Modifying a copy of a JavaScript object is causing the original object to change

It is clear that you have some misconceptions of what the statement var tempMyObj = myObj; does.

In JavaScript objects are passed and assigned by reference (more accurately the value of a reference), so tempMyObj and myObj are both references to the same object.

Here is a simplified illustration that may help you visualize what is happening

// [Object1]<--------- myObj

var tempMyObj = myObj;

// [Object1]<--------- myObj
//         ^ 
//         |
//         ----------- tempMyObj

As you can see after the assignment, both references are pointing to the same object.

You need to create a copy if you need to modify one and not the other.

// [Object1]<--------- myObj

const tempMyObj = Object.assign({}, myObj);

// [Object1]<--------- myObj
// [Object2]<--------- tempMyObj

Old Answer:

Here are a couple of other ways of creating a copy of an object

Since you are already using jQuery:

var newObject = jQuery.extend(true, {}, myObj);

With vanilla JavaScript

function clone(obj) {
    if (null == obj || "object" != typeof obj) return obj;
    var copy = obj.constructor();
    for (var attr in obj) {
        if (obj.hasOwnProperty(attr)) copy[attr] = obj[attr];
    }
    return copy;
}

var newObject = clone(myObj);

See here and here

Try using $.extend():

If, however, you want to preserve both of the original objects, you can do so by passing an empty object as the target:

var object = $.extend({}, object1, object2);

var tempMyObj = $.extend({}, myObj);

Try using the create() method like as mentioned below.

var tempMyObj = Object.create(myObj);

This will solve the issue.

deep clone object with JSON.parse() and JSON.stringify

// Deep Clone
obj = { a: 0 , b: { c: 0}};
let deepClone = JSON.parse(JSON.stringify(obj));

refrence: this article

This might be very tricky, let me try to put this in a simple way.
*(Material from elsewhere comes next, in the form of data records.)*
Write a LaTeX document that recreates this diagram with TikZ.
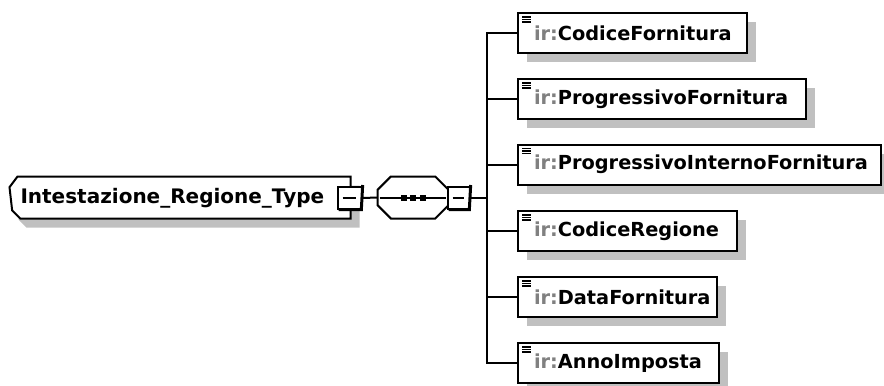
\documentclass[tikz,border=0pt]{standalone}
\usepackage{fontspec}
\setmainfont{DejaVu Sans}
\usetikzlibrary{positioning,shadows}

\definecolor{shadegray}{RGB}{192,192,192}
\definecolor{nsgray}{RGB}{128,128,128}
\newcommand{\irname}[1]{\mbox{\textcolor{nsgray}{ir:}#1}}

\tikzset{every picture/.style={line width=0.75pt}}
\tikzset{
  elem/.style={draw, fill=white, line width=1.5pt, anchor=west, align=left,
    minimum height=30pt, inner xsep=12pt, inner ysep=0pt, text width=#1,
    font=\bfseries\fontsize{14.5}{17}\selectfont,
    drop shadow={shadow xshift=6.75pt, shadow yshift=-6.75pt, fill=shadegray, opacity=1}},
  minusbox/.style={draw, fill=white, line width=1pt, minimum width=18pt, minimum height=16.5pt, inner sep=0pt},
  link/.style={line width=1.5pt},
  shadowfill/.style={fill=shadegray, draw=none}
}

\begin{document}
\begin{tikzpicture}[x=0.75pt,y=0.75pt,yscale=-1,xscale=1]
\useasboundingbox (0,0) rectangle (884,385);

% complex type box
\node[minimum width=255pt, minimum height=30.75pt, inner sep=0pt] (type) at (180,197.5) {};
\fill[shadowfill] ([shift={(9,9)}]type.north west) ++(8,0) -- ([shift={(9,9)}]type.north east) -- ([shift={(9,9)}]type.south east) -- ([shift={(17,9)}]type.south west) -- ++(-8,-8) -- ([shift={(9,17)}]type.north west) -- cycle;
\draw[link, fill=white] (type.north west) ++(8,0) -- (type.north east) -- (type.south east) -- ([xshift=8]type.south west) -- ++(-8,-8) -- ([yshift=8]type.north west) -- cycle;
\node[anchor=west, inner sep=0pt, font=\bfseries\fontsize{15}{17}\selectfont] (typelabel) at (20,198) {Intestazione\_Regione\_Type};

% sequence compositor
\node[minimum width=52.5pt, minimum height=30.75pt, inner sep=0pt] (seq) at (413,197.5) {};
\fill[shadowfill, shift={(8,8)}] ([xshift=10]seq.north west) -- ([xshift=-10]seq.north east) -- ([yshift=10]seq.north east) -- ([yshift=-10]seq.south east) -- ([xshift=-10]seq.south east) -- ([xshift=10]seq.south west) -- ([yshift=-10]seq.south west) -- ([yshift=10]seq.north west) -- cycle;
\draw[link, fill=white] ([xshift=10]seq.north west) -- ([xshift=-10]seq.north east) -- ([yshift=10]seq.north east) -- ([yshift=-10]seq.south east) -- ([xshift=-10]seq.south east) -- ([xshift=10]seq.south west) -- ([yshift=-10]seq.south west) -- ([yshift=10]seq.north west) -- cycle;
\draw[link] ([xshift=-25]seq.center) -- ([xshift=25]seq.center);
\foreach \dx in {-9.5,0,9.5}
  \fill ([shift={(\dx-3,-3)}]seq.center) rectangle ++(6,6);

% collapse boxes
\node[minusbox] (typeminus) at (350,198) {};
\node[minusbox, minimum width=16.5pt] (seqminus) at (459,198) {};
\foreach \m in {typeminus,seqminus} {
  \draw[line width=2.25pt] ([yshift=-1]\m.north east) -- ([xshift=-1]\m.south east) -- ([xshift=1]\m.south west);
  \draw[line width=1.1pt] ([xshift=4]\m.west) -- ([xshift=-5]\m.east);
}

% child elements
\node[elem=147.75pt] (codfor) at (517,33) {\irname{CodiceFornitura}};
\node[elem=192pt] (progfor) at (517,99) {\irname{ProgressivoFornitura}};
\node[elem=248.25pt] (progint) at (517,164.5) {\irname{ProgressivoInternoFornitura}};
\node[elem=140.25pt] (codreg) at (517,231) {\irname{CodiceRegione}};
\node[elem=125.25pt] (datafor) at (517,297) {\irname{DataFornitura}};
\node[elem=126.75pt] (anno) at (517,363) {\irname{AnnoImposta}};

% connectors
\coordinate (fork) at (487,198);
\draw[link] (typeminus.east) -- (seq.west);
\draw[link] (seq.east) -- (seqminus.west);
\draw[link] (seqminus.east) -- (fork);
\foreach \c in {codfor,progfor,progint,codreg,datafor,anno} {
  \draw[link] (fork) |- (\c.west);
  % element icon
  \foreach \k in {0,1,2}
    \draw[line width=1.1pt] ([shift={(5,5+2.6*\k)}]\c.north west) -- ++(9,0);
}

\end{tikzpicture}
\end{document}
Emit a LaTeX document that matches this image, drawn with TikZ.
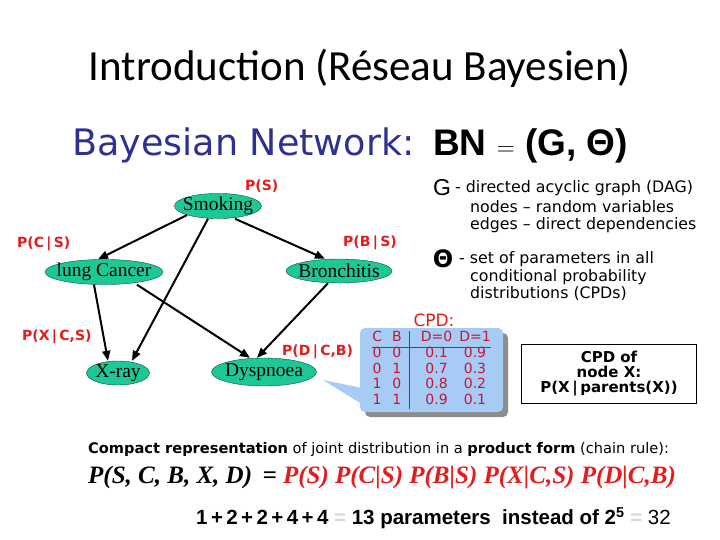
\documentclass[tikz,border=0pt]{standalone}
\usepackage{fontspec}
\setmainfont{Liberation Serif}
\newfontfamily\calfont{Carlito}
\newfontfamily\verfont{DejaVu Sans}
\newfontfamily\arfont{Liberation Sans}
\usetikzlibrary{shapes.geometric,arrows.meta,shadows}
\definecolor{netblue}{RGB}{46,49,146}
\definecolor{probred}{RGB}{228,28,28}
\definecolor{cpdred}{RGB}{200,20,50}
\definecolor{nodegreen}{RGB}{28,200,150}
\definecolor{cpdblue}{RGB}{166,204,245}
\newcommand{\fsz}[1]{\fontsize{#1}{#1}\selectfont}
\newcommand{\vname}[1]{\makebox[0pt]{#1}}
\tikzset{
  var/.style={ellipse, draw=black!60!nodegreen, fill=nodegreen, inner sep=0pt, font=\fsz{19.5}},
  prob/.style={anchor=west, text=probred, font=\verfont\bfseries\fsz{14}, inner sep=0pt},
  dep/.style={-{Triangle[length=10pt,width=8pt]}, line width=2pt},
  txt/.style={anchor=west, inner sep=0pt, font=\verfont\fsz{15.8}}
}

\begin{document}
\begin{tikzpicture}[x=1pt,y=-1pt]
  \useasboundingbox (0,0) rectangle (720,540);
  \fill[white] (0,0) rectangle (720,540);

  % titles
  \node[font=\calfont\fsz{43}] (title) at (360,68) {Introduction (Réseau Bayesien)};
  \node[anchor=base west, inner sep=0pt, text=netblue, font=\verfont\fsz{36.5}] (bnlbl) at (72,156) {Bayesian Network:};
  \node[anchor=base west, inner sep=0pt, font=\arfont\bfseries\fsz{37}] (bndef) at (433,156) {BN $=$ (G, Θ)};

  % the network
  \node[var, minimum width=87pt, minimum height=24pt] (smk) at (218,206) {\vname{Smoking}};
  \node[var, minimum width=118pt, minimum height=25pt] (lc) at (104,272) {\vname{lung Cancer}};
  \node[var, minimum width=106pt, minimum height=24pt] (br) at (339,271) {\vname{Bronchitis}};
  \node[var, minimum width=63pt, minimum height=23pt] (xr) at (118,373) {\vname{X-ray}};
  \node[var, minimum width=105pt, minimum height=28pt] (dy) at (264,372) {\vname{Dyspnoea}};

  \node[prob] (ps) at (245,186) {P(S)};
  \node[prob] (pcs) at (17,244) {P(C\,|\,S)};
  \node[prob] (pbs) at (343,243) {P(B\,|\,S)};
  \node[prob] (pxcs) at (22,337) {P(X\,|\,C,S)};
  \node[prob] (pdcb) at (282,352) {P(D\,|\,C,B)};

  \draw[dep] (smk.south west) -- ([xshift=-6pt]lc.north);
  \draw[dep] ([xshift=17pt]smk.south) -- ([xshift=-14pt]br.north);
  \draw[dep] ([xshift=-10pt]smk.south) -- ([xshift=14pt]xr.north);
  \draw[dep] ([xshift=-10pt]lc.south) -- ([xshift=-10pt]xr.north);
  \draw[dep] ([xshift=33pt]lc.south) -- ([xshift=-14pt]dy.north);
  \draw[dep] ([xshift=-11pt]br.south) -- ([xshift=-7pt]dy.north);

  % G and Theta
  \node[anchor=west, inner sep=0pt, font=\arfont\fsz{23}] (g) at (433,188) {G};
  \node[txt] (gdef) at (455,188) {- directed acyclic graph (DAG)};
  \node[txt] (gnodes) at (470,207) {nodes – random variables};
  \node[txt] (gedges) at (470,225) {edges – direct dependencies};
  \node[inner sep=0pt, font=\verfont\bfseries\fsz{24}] (theta) at (443,259) {Θ};
  \node[txt] (tdef) at (459,259) {- set of parameters in all};
  \node[txt] (tcond) at (470,277) {conditional probability};
  \node[txt] (tdist) at (470,294) {distributions (CPDs)};

  % CPD table
  \node[text=probred, font=\verfont\fsz{17}] (cpdlbl) at (434,320) {CPD:};
  \node[fill=cpdblue, rounded corners=5pt, minimum width=143pt, minimum height=84pt, inner sep=0pt,
        drop shadow={shadow xshift=5pt, shadow yshift=-5pt, fill=black!45, opacity=1},
        text=cpdred, font=\verfont\fsz{14}] (cpd) at (431.5,370)
    {\fontsize{14}{15.5}\selectfont%
     \begin{tabular}{@{}c@{\hspace{10pt}}c@{\hspace{8pt}}|@{\hspace{11pt}}c@{\hspace{7pt}}c@{}}
       C & B & D=0 & D=1\\ \hline
       0 & 0 & 0.1 & 0.9\\
       0 & 1 & 0.7 & 0.3\\
       1 & 0 & 0.8 & 0.2\\
       1 & 1 & 0.9 & 0.1
     \end{tabular}};
  \coordinate (tip) at (323,380);
  \fill[cpdblue] (tip) -- ([xshift=2pt,yshift=-18pt]cpd.west) -- ([xshift=2pt,yshift=-34pt]cpd.west) -- cycle;

  \node[draw, line width=1.2pt, minimum width=175pt, minimum height=59pt, align=center,
        font=\verfont\bfseries\fsz{15}] (cpdx) at (609,374)
    {\fontsize{15}{17.5}\selectfont CPD of\\node X:\\P(X\,|\,parents(X))};

  % chain rule
  \node[anchor=west, inner sep=0pt, font=\verfont\fsz{14.6}] (compact) at (88,449)
    {\textbf{Compact representation} of joint distribution in a \textbf{product form} (chain rule):};
  \node[anchor=west, inner sep=0pt, font=\bfseries\itshape\fsz{25}] (joint) at (88,478)
    {P(S, C, B, X, D) \,= \textcolor{probred}{P(S) P(C|S) P(B|S) P(X|C,S) P(D|C,B)}};
  \node[anchor=west, inner sep=0pt, font=\arfont\bfseries\fsz{20.5}] (count) at (196,518)
    {1\,+\,2\,+\,2\,+\,4\,+\,4 \textcolor{black!15}{=} 13 parameters\ \ instead of 2\textsuperscript{5} \textcolor{black!15}{=} \mdseries 32};
\end{tikzpicture}
\end{document}
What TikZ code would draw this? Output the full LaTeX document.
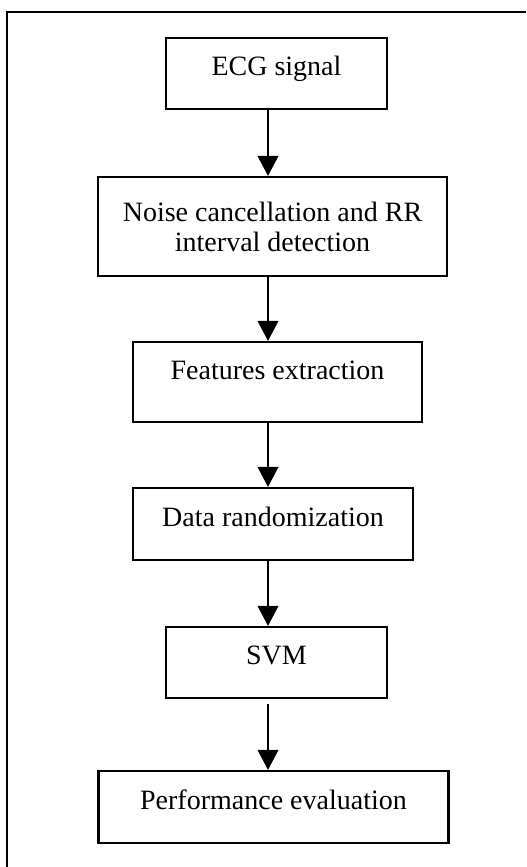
\documentclass[tikz,border=0pt]{standalone}
\usepackage{fontspec}
\setmainfont{Liberation Serif}
\usetikzlibrary{arrows.meta}

\begin{document}
\begin{tikzpicture}[x=0.5pt,y=-0.5pt,
    font=\fontsize{14}{15}\selectfont,
    blk/.style={draw,line width=1.1pt,inner sep=0pt,align=center},
    txt/.style={text height=11.5pt,text depth=9.5pt},
    arr/.style={line width=1pt,-{Triangle[width=10.3pt,length=10pt]}}]
    \useasboundingbox (0,0) rectangle (526,867);
    % outer frame, cut at right and bottom
    \draw[line width=1pt] (7,867) |- (526,12);
    \node[blk,txt,minimum width=110.5pt,minimum height=35.5pt] (ecg) at (276.5,73.5) {ECG signal};
    \node[blk,minimum width=174.5pt,minimum height=49.5pt] (noise) at (272.5,226.5) {Noise cancellation and RR\\interval detection};
    \node[blk,txt,text depth=14.5pt,minimum width=144.5pt,minimum height=40pt] (feat) at (277.5,382) {Features extraction};
    \node[blk,txt,minimum width=140pt,minimum height=36pt] (rand) at (273,524) {Data randomization};
    \node[blk,txt,minimum width=110.5pt,minimum height=35.5pt] (svm) at (276.5,662.5) {SVM};
    \node[blk,txt,minimum width=175pt,minimum height=36pt] (perf) at (273.5,807) {Performance evaluation};
    \coordinate (ax) at (268,0);
    \draw[arr] (ecg.south -| ax) -- (noise.north -| ax);
    \draw[arr] (noise.south -| ax) -- (feat.north -| ax);
    \draw[arr] (feat.south -| ax) -- (rand.north -| ax);
    \draw[arr] (rand.south -| ax) -- (svm.north -| ax);
    \draw[arr] ([yshift=-2.5pt]svm.south -| ax) -- (perf.north -| ax);
\end{tikzpicture}
\end{document}
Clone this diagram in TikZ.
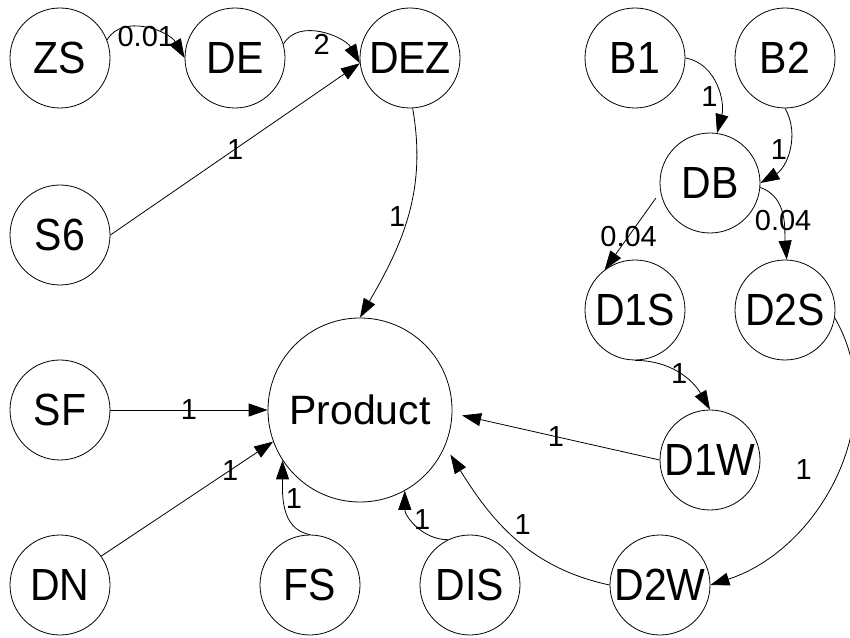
\documentclass[tikz,border=0pt]{standalone}
\usepackage{fontspec}
\setmainfont{Liberation Sans}
\usetikzlibrary{arrows.meta}
\newcommand{\nt}[1]{\scalebox{1}[1.1]{#1}}
\begin{document}
\begin{tikzpicture}[x=1pt,y=1pt,
  st/.style={circle,draw,line width=0.8pt,minimum size=100pt,inner sep=0pt,font=\fontsize{41}{41}\selectfont},
  lab/.style={font=\fontsize{29}{29}\selectfont,inner sep=0pt},
  edge/.style={draw,line width=0.8pt,-{Triangle[length=19pt,width=13pt]}}]
\useasboundingbox[fill=white] (0,0) rectangle (850,637);
% nodes
\node[st] (ZS)  at (60,579)  {\nt{ZS}};
\node[st] (DE)  at (235,579) {\nt{DE}};
\node[st] (DEZ) at (410,579) {\nt{DEZ}};
\node[st] (B1)  at (635,579) {\nt{B1}};
\node[st] (B2)  at (785,579) {\nt{B2}};
\node[st] (S6)  at (60,402)  {\nt{S6}};
\node[st] (DB)  at (710,454) {\nt{DB}};
\node[st] (D1S) at (635,327) {\nt{D1S}};
\node[st] (D2S) at (785,327) {\nt{D2S}};
\node[st] (SF)  at (60,227)  {\nt{SF}};
\node[st,minimum size=184pt] (Product) at (360,227) {Product};
\node[st] (D1W) at (710,177) {\nt{D1W}};
\node[st] (DN)  at (60,52)   {\nt{DN}};
\node[st] (FS)  at (310,52)  {\nt{FS}};
\node[st] (DIS) at (470,52)  {\nt{DIS}};
\node[st] (D2W) at (660,52)  {\nt{D2W}};
% edges
\draw[edge] (ZS.21) to[out=60,in=120] node[lab,below=-3pt,pos=0.5]{0.01} (DE.west);
\draw[edge] (DE.16) to[out=60,in=120] node[lab,below=0pt,pos=0.5]{2} (DEZ.186);
\draw[edge] (S6.east) -- node[lab,pos=0.5]{1} (DEZ.186);
\draw[edge] (DEZ.-87) to[out=-80,in=60] node[lab,left=2pt,pos=0.5]{1} (Product.north);
\draw[edge] (SF.east) -- node[lab,pos=0.5]{1} (Product.west);
\draw[edge] (DN.35) -- node[lab,pos=0.75]{1} (Product.200);
\draw[edge] (FS.north) to[out=170,in=-90] node[lab,right=2pt,pos=0.6]{1} (Product.213);
\draw[edge] (DIS.116) to[out=180,in=-90] node[lab,right=1pt,pos=0.6]{1} (Product.-61);
\draw[edge,shorten >=10pt] (D1W.west) -- node[lab,pos=0.5]{1} (Product.-2);
\draw[edge,shorten >=10pt] (D2W.west) to[out=168,in=-58] node[lab,above right=1pt,pos=0.5]{1} (Product.-23);
\draw[edge] (D1S.south) to[out=0,in=120] node[lab,pos=0.5]{1} (D1W.north);
\draw[edge] (D2S.-9) to[out=-60,in=18] node[lab,left=26pt,pos=0.48]{1} (D2W.east);
\draw[edge] (B1.east) to[out=-10,in=75] node[lab,left=1pt,pos=0.62]{1} (DB.82);
\draw[edge] (B2.south) to[out=-60,in=30] node[lab,left=1pt,pos=0.5]{1} (DB.east);
\draw[edge,shorten <=8pt] (DB.190) -- node[lab,pos=0.57]{0.04} (D1S.127);
\draw[edge] (DB.-5) to[out=-20,in=95] node[lab,pos=0.5,yshift=-4pt]{0.04} (D2S.88);
\end{tikzpicture}
\end{document}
When you "copy" one variable to another variable in javascript, you are not actually copying its value from one to another, you are assigning to the copied variable, a reference to the original object. To actually make a copy, you need to create a new object use

The tricky part is because there's a difference between assigning a new value to the copied variable and modify its value. When you assign a new value to the copy variable, you are getting rid of the reference and assigning the new value to the copy, however, if you only modify the value of the copy (without assigning a new value), you are modifying the copy and the original.

Hope the example helps!

let original = "Apple";
let copy1 = copy2 = original;
copy1 = "Banana";
copy2 = "John";

console.log("ASSIGNING a new value to a copied variable only changes the copy. The ogirinal variable doesn't change");
console.log(original); // Apple
console.log(copy1); // Banana
console.log(copy2); // John 

//----------------------------

original = { "fruit" : "Apple" };
copy1 = copy2 = original;
copy1 = {"animal" : "Dog"};
copy2 = "John";

console.log("\n ASSIGNING a new value to a copied variable only changes the copy. The ogirinal variable doesn't change");
console.log(original); //{ fruit: 'Apple' }
console.log(copy1); // { animal: 'Dog' }
console.log(copy2); // John */

//----------------------------
// HERE'S THE TRICK!!!!!!!

original = { "fruit" : "Apple" };
let real_copy = {};
Object.assign(real_copy, original);
copy1 = copy2 = original;
copy1["fruit"] = "Banana"; // we're not assiging a new value to the variable, we're only MODIFYING it, so it changes the copy and the original!!!!
copy2 = "John";


console.log("\n MODIFY the variable without assigning a new value to it, also changes the original variable")
console.log(original); //{ fruit: 'Banana' } <====== Ops!!!!!!
console.log(copy1); // { fruit: 'Banana' }
console.log(copy2); // John 
console.log(real_copy); // { fruit: 'Apple' } <======== real copy!